| TASK |
Print the material below exactly as it stands, please, from its first line to the line holding "0.035, 0.030, 0.0198];", with no pictures.

§

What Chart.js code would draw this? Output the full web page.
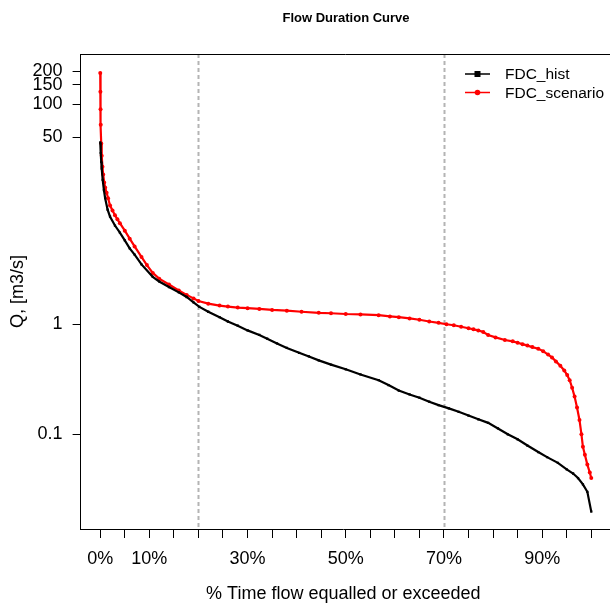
<!DOCTYPE html>
<html>
<head>
  <title>Flow Duration Curve</title>
  <script src="https://cdn.jsdelivr.net/npm/chart.js"></script>
  <style>
    html, body { margin: 0; padding: 0; background: #fff; overflow: hidden; }
    #wrap { width: 610px; height: 605px; position: relative; }
  </style>
</head>
<body>
<div id="wrap"><canvas id="fdc_chart"></canvas></div>

<script>
  // exceedance % and flow
  var histPct = [0, 0.1, 0.2, 0.3, 0.5, 0.75, 1, 1.5, 2, 3, 4, 5, 6, 7, 8.4, 10.7, 12, 14, 16, 17.6, 19, 20.2, 22, 24.3, 26, 28, 30, 32.4, 34, 36, 38, 40.5, 42.5, 44.5, 47, 50, 53, 56.7, 58.7, 60.8, 63, 65, 67, 68.9, 71, 73, 75, 77, 79, 81, 83, 85, 87, 89.2, 91, 93.2, 95, 96.3, 97.3, 98.3, 99.2, 100];
  var histQ = [45, 36, 30, 26, 20.5, 16.6, 14, 11, 9.5, 7.9, 6.8, 5.8, 4.9, 4.3, 3.5, 2.7, 2.45, 2.18, 1.95, 1.77, 1.58, 1.44, 1.3, 1.16, 1.06, 0.97, 0.88, 0.80, 0.74, 0.67, 0.61, 0.55, 0.51, 0.47, 0.43, 0.39, 0.35, 0.31, 0.28, 0.25, 0.23, 0.215, 0.198, 0.184, 0.172, 0.16, 0.148, 0.137, 0.127, 0.113, 0.1, 0.09, 0.079, 0.069, 0.062, 0.055, 0.048, 0.044, 0.040, 0.035, 0.030, 0.0198];

  var scenPct = [0, 0.03, 0.06, 0.1, 0.2, 0.3, 0.45, 0.6, 0.8, 1.0, 1.3, 1.6, 2, 2.5, 3, 3.5, 4, 5, 6, 7, 8.4, 9.5, 10.7, 12, 14, 16, 17.6, 19, 20, 22, 24.3, 26, 28, 30, 32.4, 35, 38, 41, 44.5, 47, 50, 53, 56.7, 59, 60.8, 63, 65, 67, 68.9, 70.5, 72, 73.5, 75, 76, 77, 78, 79, 80.5, 82.4, 84, 85, 86, 87, 88, 89.2, 90.2, 91.2, 92, 92.8, 93.7, 94.5, 95.1, 95.6, 96.1, 96.6, 97.1, 97.6, 98, 98.3, 98.7, 99.2, 99.7, 100];
  var scenQ = [192, 130, 90, 65, 44, 34, 27, 23, 19.5, 17.5, 15.7, 14, 12, 10.8, 9.8, 9, 8.3, 7.1, 6, 5.1, 4.1, 3.45, 2.93, 2.6, 2.3, 2.03, 1.85, 1.72, 1.63, 1.54, 1.48, 1.45, 1.42, 1.4, 1.38, 1.35, 1.33, 1.3, 1.27, 1.26, 1.24, 1.23, 1.21, 1.18, 1.16, 1.13, 1.10, 1.06, 1.03, 1.0, 0.98, 0.95, 0.92, 0.9, 0.88, 0.85, 0.80, 0.76, 0.72, 0.70, 0.68, 0.66, 0.64, 0.62, 0.60, 0.57, 0.53, 0.5, 0.46, 0.42, 0.38, 0.345, 0.31, 0.265, 0.22, 0.175, 0.135, 0.1, 0.077, 0.065, 0.053, 0.045, 0.040];

  var xTicks = [0, 5, 10, 15, 20, 25, 30, 35, 40, 45, 50, 55, 60, 65, 70, 75, 80, 85, 90, 95, 100];
  var xLabelled = [0, 10, 30, 50, 70, 90];
  var yTicks = [0.1, 1, 50, 100, 150, 200];
  var refLines = [20, 70];

  var FONT = "'Liberation Sans', Arial, sans-serif";

  function toPoints(xs, ys) {
    return xs.map(function (x, i) { return { x: x, y: ys[i] }; });
  }

  // title, frame, dotted verticals and legend
  var extras = {
    id: 'extras',
    beforeDatasetsDraw: function (chart) {
      var ctx = chart.ctx, a = chart.chartArea, xs = chart.scales.x;
      ctx.save();
      ctx.strokeStyle = '#b4b4b4';
      ctx.lineWidth = 2;
      ctx.setLineDash([4, 3]);
      refLines.forEach(function (v) {
        var px = Math.round(xs.getPixelForValue(v)) + 0.5;
        ctx.beginPath();
        ctx.moveTo(px, a.top);
        ctx.lineTo(px, a.bottom);
        ctx.stroke();
      });
      ctx.restore();
    },
    afterDraw: function (chart) {
      var ctx = chart.ctx, a = chart.chartArea;
      ctx.save();
      ctx.strokeStyle = '#000';
      ctx.lineWidth = 1;
      ctx.beginPath();
      ctx.moveTo(a.left, a.top + 0.5);
      ctx.lineTo(chart.width, a.top + 0.5);
      ctx.moveTo(a.right - 1, Math.round(a.bottom) + 0.5);
      ctx.lineTo(chart.width, Math.round(a.bottom) + 0.5);
      ctx.stroke();

      ctx.fillStyle = '#000';
      ctx.font = 'bold 13px ' + FONT;
      ctx.textAlign = 'center';
      ctx.textBaseline = 'middle';
      ctx.fillText('Flow Duration Curve', 346, 18);

      // legend
      var items = [
        { label: 'FDC_hist', color: '#000', shape: 'rect' },
        { label: 'FDC_scenario', color: '#ff0000', shape: 'circle' }
      ];
      ctx.font = '15.5px ' + FONT;
      ctx.textAlign = 'left';
      items.forEach(function (it, i) {
        var y = 74 + i * 18.5;
        ctx.strokeStyle = it.color;
        ctx.fillStyle = it.color;
        ctx.lineWidth = 1.5;
        ctx.beginPath();
        ctx.moveTo(465, y);
        ctx.lineTo(490, y);
        ctx.stroke();
        if (it.shape === 'rect') {
          ctx.fillRect(474.5, y - 3, 6, 6);
        } else {
          ctx.beginPath();
          ctx.arc(477.5, y, 2.8, 0, Math.PI * 2);
          ctx.fill();
        }
        ctx.fillStyle = '#000';
        ctx.fillText(it.label, 505, y + 1);
      });
      ctx.restore();
    }
  };

  var ctx = document.getElementById('fdc_chart').getContext('2d');
  var fdcChart = new Chart(ctx, {
    type: 'line',
    data: {
      datasets: [{
        label: 'FDC_hist',
        data: toPoints(histPct, histQ),
        borderColor: '#000',
        backgroundColor: '#000',
        borderWidth: 2.2,
        pointStyle: 'rect',
        pointRadius: 1.6,
        pointBorderWidth: 0,
        tension: 0
      }, {
        label: 'FDC_scenario',
        data: toPoints(scenPct, scenQ),
        borderColor: '#ff0000',
        backgroundColor: '#ff0000',
        borderWidth: 2.2,
        pointStyle: 'circle',
        pointRadius: 2,
        pointBorderWidth: 0,
        tension: 0
      }]
    },
    options: {
      responsive: true,
      maintainAspectRatio: false,
      animation: false,
      layout: { padding: { top: 54, right: 0, bottom: 0, left: 0 } },
      plugins: {
        legend: { display: false },
        title: { display: false },
        tooltip: { enabled: false }
      },
      scales: {
        x: {
          type: 'linear',
          min: -4,
          max: 103,
          afterFit: function (s) { s.height = 76; },
          afterBuildTicks: function (s) {
            s.ticks = xTicks.map(function (v) { return { value: v }; });
          },
          ticks: {
            autoSkip: false,
            maxRotation: 0,
            color: '#000',
            padding: 10,
            font: { family: FONT, size: 18 },
            callback: function (v) { return xLabelled.indexOf(v) >= 0 ? v + '%' : ''; }
          },
          grid: { drawOnChartArea: false, drawTicks: true, tickLength: 9, tickColor: '#000' },
          border: { display: true, color: '#000', width: 1 },
          title: {
            display: true,
            text: '% Time flow equalled or exceeded',
            color: '#000',
            font: { family: FONT, size: 18 },
            padding: { top: 0, bottom: 0 }
          }
        },
        y: {
          type: 'logarithmic',
          min: 0.01377,
          max: 286.5,
          afterFit: function (s) { s.width = 80.6; },
          afterBuildTicks: function (s) {
            s.ticks = yTicks.map(function (v) { return { value: v }; });
          },
          ticks: {
            autoSkip: false,
            color: '#000',
            padding: 10,
            font: { family: FONT, size: 18 },
            callback: function (v) { return String(v); }
          },
          grid: { drawOnChartArea: false, drawTicks: true, tickLength: 8, tickColor: '#000' },
          border: { display: true, color: '#000', width: 1 },
          title: {
            display: true,
            text: 'Q, [m3/s]',
            color: '#000',
            font: { family: FONT, size: 18 },
            padding: { top: 7, bottom: 0 }
          }
        }
      }
    },
    plugins: [extras]
  });
</script>
</body>
</html>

§

| COMPLETE RESPONSE |
What Chart.js code would draw this? Output the full web page.
<!DOCTYPE html>
<html>
<head>
  <title>Flow Duration Curve</title>
  <script src="https://cdn.jsdelivr.net/npm/chart.js"></script>
  <style>
    html, body { margin: 0; padding: 0; background: #fff; overflow: hidden; }
    #wrap { width: 610px; height: 605px; position: relative; }
  </style>
</head>
<body>
<div id="wrap"><canvas id="fdc_chart"></canvas></div>

<script>
  // exceedance % and flow
  var histPct = [0, 0.1, 0.2, 0.3, 0.5, 0.75, 1, 1.5, 2, 3, 4, 5, 6, 7, 8.4, 10.7, 12, 14, 16, 17.6, 19, 20.2, 22, 24.3, 26, 28, 30, 32.4, 34, 36, 38, 40.5, 42.5, 44.5, 47, 50, 53, 56.7, 58.7, 60.8, 63, 65, 67, 68.9, 71, 73, 75, 77, 79, 81, 83, 85, 87, 89.2, 91, 93.2, 95, 96.3, 97.3, 98.3, 99.2, 100];
  var histQ = [45, 36, 30, 26, 20.5, 16.6, 14, 11, 9.5, 7.9, 6.8, 5.8, 4.9, 4.3, 3.5, 2.7, 2.45, 2.18, 1.95, 1.77, 1.58, 1.44, 1.3, 1.16, 1.06, 0.97, 0.88, 0.80, 0.74, 0.67, 0.61, 0.55, 0.51, 0.47, 0.43, 0.39, 0.35, 0.31, 0.28, 0.25, 0.23, 0.215, 0.198, 0.184, 0.172, 0.16, 0.148, 0.137, 0.127, 0.113, 0.1, 0.09, 0.079, 0.069, 0.062, 0.055, 0.048, 0.044, 0.040, 0.035, 0.030, 0.0198];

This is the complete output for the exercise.